<<<<
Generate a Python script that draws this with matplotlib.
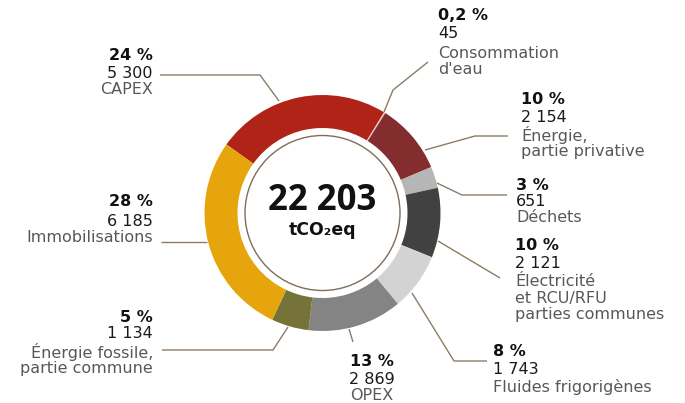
import matplotlib.pyplot as plt
import numpy as np

plt.rcParams['font.family'] = ['Open Sans', 'DejaVu Sans']

# data
categories = ["CAPEX", "Consommation\nd'eau", "Énergie,\npartie privative", "Déchets",
              "Électricité\net RCU/RFU\nparties communes", "Fluides frigorigènes", "OPEX",
              "Énergie fossile,\npartie commune", "Immobilisations"]
values = [5300, 45, 2154, 651, 2121, 1743, 2869, 1134, 6185]
pct_labels = ["24 %", "0,2 %", "10 %", "3 %", "10 %", "8 %", "13 %", "5 %", "28 %"]
num_labels = ["5 300", "45", "2 154", "651", "2 121", "1 743", "2 869", "1 134", "6 185"]
total_label = "22 203"
unit_label = "tCO₂eq"

colors = ["#b02317", "#e8c4bc", "#842d2e", "#b6b6b6", "#414141", "#d2d3d2",
          "#848484", "#767339", "#e6a50c"]

W, H = 685, 403
fig = plt.figure(figsize=(W / 100, H / 100), dpi=100)
ax = fig.add_axes([0, 0, 1, 1])

def P(x, y):
    # pixel coords (y down) -> data coords (y up)
    return x, H - y

cx, cy = P(322.5, 213)
ax.pie(values, colors=colors, startangle=144.5, counterclock=False,
       center=(cx, cy), radius=118,
       wedgeprops=dict(width=33, linewidth=0))
ax.add_patch(plt.Circle((cx, cy), 77.5, fill=False, ec="#7d6d5a", lw=1))

ax.text(cx, cy + 12, total_label, ha="center", va="center", fontsize=25,
        fontweight="bold", color="#111111")
ax.text(cx, cy - 17, unit_label, ha="center", va="center", fontsize=12.5,
        fontweight="bold", color="#111111", family=["DejaVu Sans"])

# leader lines (pixel coords)
leaders = [
    [(279, 101), (260, 75), (160, 75)],
    [(384, 112), (393, 90), (428, 62)],
    [(425, 150), (475, 136), (508, 136)],
    [(437, 183), (462, 195), (507, 195)],
    [(438, 241), (500, 278)],
    [(412, 293), (454, 361), (487, 361)],
    [(349, 329), (353, 342)],
    [(288, 327), (273, 350), (162, 350)],
    [(207, 242), (161, 242)],
]
for pts in leaders:
    xs, ys = zip(*[P(*p) for p in pts])
    ax.plot(xs, ys, color="#8c7c66", lw=1, solid_capstyle="butt")

# label layout: x, ha, y of pct, number, description lines
layout = [
    (153, "right", [56, 73, 89]),
    (438, "left", [16, 34, 53]),
    (521, "left", [100, 117, 135]),
    (516, "left", [185, 201, 217]),
    (515, "left", [246, 264, 282]),
    (493, "left", [351, 370, 387]),
    (372, "center", [361, 379, 395]),
    (153, "right", [317, 334, 352]),
    (153, "right", [202, 222, 238]),
]
line_h = 16.5
lab = dict(family=["DejaVu Sans"], fontsize=11.5, va="center")
for i, (x, ha, ys) in enumerate(layout):
    ax.text(*P(x, ys[0]), pct_labels[i], ha=ha, fontweight="bold",
            color="#111111", **lab)
    ax.text(*P(x, ys[1]), num_labels[i], ha=ha, color="#1a1a1a", **lab)
    for j, line in enumerate(categories[i].split("\n")):
        ax.text(*P(x, ys[2] + j * line_h), line, ha=ha, color="#585858", **lab)

ax.set_xlim(0, W)
ax.set_ylim(0, H)
ax.set_aspect("equal")
ax.axis("off")
fig.savefig("out.png", dpi=100)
>>>>
Only the lines from the top of the data through the line with "plt.rcParams['font.family'] = ['Open" should be quoted, exactly and with both ends kept; skip the pictures.

§ **COMPLETED TASK**
Generate a Python script that draws this with matplotlib.
import matplotlib.pyplot as plt
import numpy as np

plt.rcParams['font.family'] = ['Open Sans', 'DejaVu Sans']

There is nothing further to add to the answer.